## start

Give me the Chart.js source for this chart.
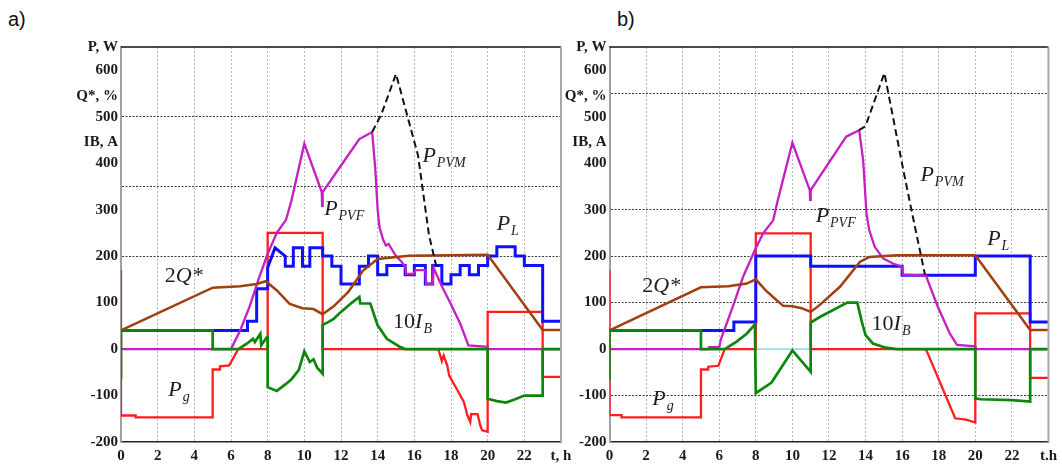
<!DOCTYPE html>
<html>
<head>
<meta charset="utf-8">
<script src="https://cdn.jsdelivr.net/npm/chart.js@4.4.0/dist/chart.umd.min.js"></script>
<style>
  body { margin: 0; background: #fff; width: 1062px; height: 466px; overflow: hidden; position: relative; }
  .box { position: absolute; top: 0; }
  .tag { position: absolute; top: 9px; font: 20px "Liberation Sans", Arial, sans-serif; color: #111; line-height: 1; }
</style>
</head>
<body>
<div class="tag" style="left:8px">a)</div>
<div class="tag" style="left:617px">b)</div>
<div class="box" style="left:0px"><canvas id="chartA" width="580" height="466"></canvas></div>
<div class="box" style="left:560px"><canvas id="chartB" width="502" height="466"></canvas></div>
<script>
// axis values
let yTicksA = [-200, -100, 0, 100, 200, 300, 350, 400, 445, 500, 545, 600, 650];
let yTicksB = [-200, -100, 0, 100, 200, 300, 400, 445, 500, 545, 550, 600, 650];
let yNames = { 445: 'IB, A', 545: 'Q*, %', 650: 'P, W' };
let yGridA = [200, 350, 500];
let yGridB = [-100, 100, 200, 300, 550];

// panel a) series, time in hours
let aPgT = [0, 0, 0.8, 0.8, 5, 5, 5.4, 5.4, 5.9, 6.4, 8, 8, 11, 11, 17.3, 17.4, 17.5, 17.6, 17.8, 17.9, 18.3, 18.7, 18.9, 19.05, 19.1, 19.45, 19.6, 19.7, 20, 20, 23, 23, 24];
let aPgV = [170, -143, -143, -147, -147, -44, -44, -37, -35, 0, 0, 250, 250, 0, 0, -12, -26, -14, -36, -57, -85, -114, -143, -157, -140, -140, -165, -175, -178, 80, 80, -60, -60];

let aPvfT = [0, 6, 6.5, 7, 7.5, 8, 8.5, 9, 9.3, 10, 10.95, 10.97, 11, 12, 13, 13.7, 13.87, 14, 14.1, 14.3, 14.45, 14.6, 14.72, 15, 15.3, 15.5, 15.55, 16, 16.05, 16.6, 16.65, 17, 17.05, 17.5, 17.95, 18.5, 18.95, 20, 20.05, 24];
let aPvfV = [0, 0, 40, 90, 150, 205, 250, 278, 320, 442, 338, 308, 338, 395, 452, 467, 388, 300, 262, 235, 223, 226, 218, 200, 188, 178, 162, 162, 170, 170, 140, 140, 175, 135, 100, 55, 8, 5, 0, 0];

let aPvmT = [13.7, 14.2, 15, 16.2, 16.8, 17.2];
let aPvmV = [467, 505, 592, 417, 245, 178];

let aLoadT = [0, 6.9, 6.9, 7.4, 7.4, 8, 8, 8.4, 8.96, 8.96, 9.4, 9.4, 9.9, 9.9, 10.3, 10.3, 11, 11, 11.5, 11.5, 12, 12, 13, 13, 13.5, 13.5, 14, 14, 14.5, 14.5, 15.5, 15.5, 16, 16, 16.6, 16.6, 17, 17, 17.5, 17.5, 18, 18, 18.5, 18.5, 19, 19, 19.5, 19.5, 20, 20, 20.5, 20.5, 21.5, 21.5, 22, 22, 23, 23, 24];
let aLoadV = [40, 40, 60, 60, 130, 130, 175, 218, 200, 178, 178, 218, 218, 178, 178, 218, 218, 200, 200, 178, 178, 140, 140, 178, 178, 200, 200, 160, 160, 180, 180, 160, 160, 180, 180, 140, 140, 180, 180, 140, 140, 160, 160, 180, 180, 160, 160, 180, 180, 200, 200, 220, 220, 200, 200, 180, 180, 60, 60];

let aQT = [0, 5, 6.5, 7.4, 7.9, 8.5, 9.2, 9.9, 10.5, 11, 11.6, 12.4, 13.2, 14, 15.7, 20, 23, 24];
let aQV = [40, 132, 135, 140, 146, 126, 97, 88, 86, 75, 92, 123, 169, 194, 201, 203, 41, 41];

let aIbT = [0, 0, 5, 5, 6.4, 6.84, 7.2, 7.3, 7.6, 7.65, 7.96, 8, 8, 8.5, 9, 9.3, 9.5, 9.7, 10, 10.3, 10.5, 10.7, 11, 11, 11.3, 11.6, 12, 12.3, 12.6, 13, 13.05, 13.6, 14, 14.5, 15.2, 15.5, 20, 20, 20.5, 21, 21.5, 22, 23, 23, 24];
let aIbV = [-64, 40, 40, 0, 0, 11, 22, 15, 33, 8, 26, 26, -82, -90, -75, -65, -55, -45, -5, -28, -22, -40, -53, 52, 58, 65, 80, 90, 100, 112, 98, 98, 51, 22, 5, 0, 0, -107, -112, -115, -108, -100, -100, 0, 0];

// panel b) series
let bPgT = [0, 0, 0.66, 0.66, 5, 5, 5.4, 5.4, 5.95, 6.3, 8, 8, 11, 11, 17.3, 18.9, 19.5, 20, 20, 23, 23, 24];
let bPgV = [170, -142, -142, -147, -147, -44, -44, -38, -36, 0, 0, 249, 249, 0, 0, -149, -152, -158, 77, 77, -62, -62];

let bPvfT = [0, 5.4, 5.45, 6, 6.1, 6.8, 7.3, 7.95, 8.4, 8.95, 9.2, 10, 10.95, 10.97, 11, 12.94, 13.65, 13.87, 14.05, 14.2, 14.5, 14.96, 15.5, 16, 16.05, 17.3, 17.95, 18.6, 19, 20, 20.05, 24];
let bPvfV = [0, 0, 4, 4, 22, 98, 155, 213, 249, 277, 320, 444, 342, 321, 342, 457, 471, 406, 292, 256, 220, 195, 184, 177, 160, 158, 91, 34, 9, 6, 0, 0];

let bPvmT = [13.65, 14, 15.03, 16.1, 16.7, 17.25];
let bPvmV = [471, 480, 594, 378, 263, 160];

let bLoadT = [0, 6.8, 6.8, 8, 8, 11, 11, 16, 16, 20, 20, 23, 23, 24];
let bLoadV = [40, 40, 58, 58, 200, 200, 178, 178, 159, 159, 200, 200, 58, 58];

let bQT = [0, 5, 6.5, 7.5, 8, 8.5, 9, 9.5, 10, 10.5, 11, 11.5, 12.6, 13.7, 14.2, 15.7, 20, 23, 24];
let bQV = [40, 133, 135, 141, 150, 128, 110, 93, 92, 88, 80, 95, 134, 188, 198, 202, 202, 41, 41];

let bIbT = [0, 0, 5, 5, 6.3, 6.95, 7.5, 7.95, 8, 8.86, 10, 11, 11, 11.5, 13, 13.55, 13.8, 14, 14.4, 15.1, 15.7, 20, 20, 20.3, 22, 23, 23, 24];
let bIbV = [-67, 40, 40, 0, 0, 16, 33, 53, -95, -72, -3, -49, 57, 69, 100, 100, 58, 30, 12, 3, 0, 0, -106, -108, -110, -113, 0, 0];

let bZeroT = [8, 11];
let bZeroV = [0, 0];

// curve names placed in data coordinates
let notesA = [
  { t: 16.44, v: 402, parts: [['P', 'i'], ['PVM', 's']] },
  { t: 11.08, v: 288, parts: [['P', 'i'], ['PVF', 's']] },
  { t: 20.49, v: 256, parts: [['P', 'i'], ['L', 's']] },
  { t: 2.39, v: 144, parts: [['2', 'n'], ['Q*', 'i']] },
  { t: 14.84, v: 45, parts: [['10', 'n'], ['I', 'i'], ['B', 's']] },
  { t: 2.58, v: -100, parts: [['P', 'i'], ['g', 's']] }
];
let notesB = [
  { t: 17.0, v: 361, parts: [['P', 'i'], ['PVM', 's']] },
  { t: 11.27, v: 273, parts: [['P', 'i'], ['PVF', 's']] },
  { t: 20.65, v: 224, parts: [['P', 'i'], ['L', 's']] },
  { t: 1.79, v: 123, parts: [['2', 'n'], ['Q*', 'i']] },
  { t: 14.33, v: 41, parts: [['10', 'n'], ['I', 'i'], ['B', 's']] },
  { t: 2.34, v: -120, parts: [['P', 'i'], ['g', 's']] }
];

function pts(ts, vs) {
  return ts.map((t, i) => ({ x: t, y: vs[i] }));
}

function line(data, color, width, dash) {
  return {
    data: data,
    borderColor: color,
    borderWidth: width,
    borderDash: dash || [],
    pointRadius: 0,
    tension: 0,
    fill: false
  };
}

// top and right frame lines
let framePlugin = {
  id: 'frame',
  afterDraw(chart) {
    let ctx = chart.ctx;
    let a = chart.chartArea;
    ctx.save();
    ctx.strokeStyle = '#111';
    ctx.lineWidth = 1.5;
    ctx.beginPath();
    ctx.moveTo(a.left, a.top);
    ctx.lineTo(a.right, a.top);
    ctx.stroke();
    ctx.strokeStyle = '#a8a8a8';
    ctx.lineWidth = 2;
    ctx.beginPath();
    ctx.moveTo(a.right, a.top);
    ctx.lineTo(a.right, a.bottom);
    ctx.stroke();
    ctx.restore();
  }
};

let notePlugin = {
  id: 'notes',
  afterDatasetsDraw(chart, args, opts) {
    let ctx = chart.ctx;
    let xs = chart.scales.x;
    let ys = chart.scales.y;
    ctx.save();
    ctx.fillStyle = '#1e1e1e';
    ctx.textBaseline = 'alphabetic';
    ctx.textAlign = 'left';
    opts.items.forEach(n => {
      let x = xs.getPixelForValue(n.t);
      let y = ys.getPixelForValue(n.v);
      n.parts.forEach(p => {
        let off = 0;
        if (p[1] === 's') {
          ctx.font = 'italic 14px "Liberation Serif"';
          off = 5;
        } else if (p[1] === 'i') {
          ctx.font = 'italic 22px "Liberation Serif"';
        } else {
          ctx.font = '22px "Liberation Serif"';
        }
        ctx.fillText(p[0], x, y + off);
        x += ctx.measureText(p[0]).width + (p[1] === 'i' ? 1 : 0);
      });
    });
    ctx.restore();
  }
};

function makeChart(id, sets, notes, yTicks, yGrid, axisWidth, padRight, endLabel) {
  let tickFont = { family: 'Liberation Serif', weight: 'bold', size: 15 };
  return new Chart(document.getElementById(id), {
    type: 'line',
    data: { datasets: sets },
    plugins: [framePlugin, notePlugin],
    options: {
      responsive: false,
      animation: false,
      layout: { padding: { left: 0, right: padRight, top: 47, bottom: 0 } },
      plugins: {
        legend: { display: false },
        tooltip: { enabled: false },
        notes: { items: notes }
      },
      scales: {
        x: {
          type: 'linear',
          min: 0,
          max: 24,
          afterFit: (s) => { s.height = 24; },
          ticks: {
            stepSize: 2,
            autoSkip: false,
            maxRotation: 0,
            padding: 5,
            color: '#1a1a1a',
            font: tickFont,
            callback: (v) => v === 24 ? endLabel : v
          },
          grid: {
            drawTicks: false,
            lineWidth: 1,
            color: (c) => (c.tick && c.tick.value > 0 && c.tick.value < 24) ? '#b4b4b4' : 'rgba(0,0,0,0)'
          },
          border: { color: '#222', width: 1.5, dash: [2, 2] }
        },
        y: {
          type: 'linear',
          min: -200,
          max: 650,
          afterFit: (s) => { s.width = axisWidth; },
          afterBuildTicks: (s) => { s.ticks = yTicks.map(v => ({ value: v })); },
          ticks: {
            autoSkip: false,
            padding: 3,
            color: '#1a1a1a',
            font: tickFont,
            callback: (v) => {
              if (yNames[v]) return yNames[v];
              if (v === 350 || v === 550) return '';
              return String(v);
            }
          },
          grid: {
            drawTicks: false,
            lineWidth: 1,
            color: (c) => (c.tick && yGrid.includes(c.tick.value)) ? '#3a3a3a' : 'rgba(0,0,0,0)'
          },
          border: { color: '#a0a0a0', width: 2, dash: [2, 1.5] }
        }
      }
    }
  });
}

let red = '#ff1e1e', blue = '#1010ff', green = '#0c860c', magenta = '#c41ec4', brown = '#a0400e';

let setsA = [
  line(pts(aPvmT, aPvmV), '#111', 2, [7, 4]),
  line(pts(aIbT, aIbV), green, 2.7),
  line(pts(aQT, aQV), brown, 2.5),
  line(pts(aPvfT, aPvfV), magenta, 2.3),
  line(pts(aLoadT, aLoadV), blue, 3),
  line(pts(aPgT, aPgV), red, 2.3)
];

let setsB = [
  line(pts(bPvmT, bPvmV), '#111', 2, [7, 4]),
  line(pts(bIbT, bIbV), green, 2.7),
  line(pts(bQT, bQV), brown, 2.5),
  line(pts(bPvfT, bPvfV), magenta, 2.3),
  line(pts(bLoadT, bLoadV), blue, 3),
  line(pts(bPgT, bPgV), red, 2.3),
  line(pts(bZeroT, bZeroV), '#40d0d0', 1)
];

makeChart('chartA', setsA, notesA, yTicksA, yGridA, 121, 19, 't, h');
makeChart('chartB', setsB, notesB, yTicksB, yGridB, 49.5, 13, 't.h');
</script>
</body>
</html>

## end

Please extract exactly the lines of the data, from the first through the line containing "let aPvmV = [467, 505, 592, 417, 245, 178];", and add no pictures to the copy.

Give me the Chart.js source for this chart.
<!DOCTYPE html>
<html>
<head>
<meta charset="utf-8">
<script src="https://cdn.jsdelivr.net/npm/chart.js@4.4.0/dist/chart.umd.min.js"></script>
<style>
  body { margin: 0; background: #fff; width: 1062px; height: 466px; overflow: hidden; position: relative; }
  .box { position: absolute; top: 0; }
  .tag { position: absolute; top: 9px; font: 20px "Liberation Sans", Arial, sans-serif; color: #111; line-height: 1; }
</style>
</head>
<body>
<div class="tag" style="left:8px">a)</div>
<div class="tag" style="left:617px">b)</div>
<div class="box" style="left:0px"><canvas id="chartA" width="580" height="466"></canvas></div>
<div class="box" style="left:560px"><canvas id="chartB" width="502" height="466"></canvas></div>
<script>
// axis values
let yTicksA = [-200, -100, 0, 100, 200, 300, 350, 400, 445, 500, 545, 600, 650];
let yTicksB = [-200, -100, 0, 100, 200, 300, 400, 445, 500, 545, 550, 600, 650];
let yNames = { 445: 'IB, A', 545: 'Q*, %', 650: 'P, W' };
let yGridA = [200, 350, 500];
let yGridB = [-100, 100, 200, 300, 550];

// panel a) series, time in hours
let aPgT = [0, 0, 0.8, 0.8, 5, 5, 5.4, 5.4, 5.9, 6.4, 8, 8, 11, 11, 17.3, 17.4, 17.5, 17.6, 17.8, 17.9, 18.3, 18.7, 18.9, 19.05, 19.1, 19.45, 19.6, 19.7, 20, 20, 23, 23, 24];
let aPgV = [170, -143, -143, -147, -147, -44, -44, -37, -35, 0, 0, 250, 250, 0, 0, -12, -26, -14, -36, -57, -85, -114, -143, -157, -140, -140, -165, -175, -178, 80, 80, -60, -60];

let aPvfT = [0, 6, 6.5, 7, 7.5, 8, 8.5, 9, 9.3, 10, 10.95, 10.97, 11, 12, 13, 13.7, 13.87, 14, 14.1, 14.3, 14.45, 14.6, 14.72, 15, 15.3, 15.5, 15.55, 16, 16.05, 16.6, 16.65, 17, 17.05, 17.5, 17.95, 18.5, 18.95, 20, 20.05, 24];
let aPvfV = [0, 0, 40, 90, 150, 205, 250, 278, 320, 442, 338, 308, 338, 395, 452, 467, 388, 300, 262, 235, 223, 226, 218, 200, 188, 178, 162, 162, 170, 170, 140, 140, 175, 135, 100, 55, 8, 5, 0, 0];

let aPvmT = [13.7, 14.2, 15, 16.2, 16.8, 17.2];
let aPvmV = [467, 505, 592, 417, 245, 178];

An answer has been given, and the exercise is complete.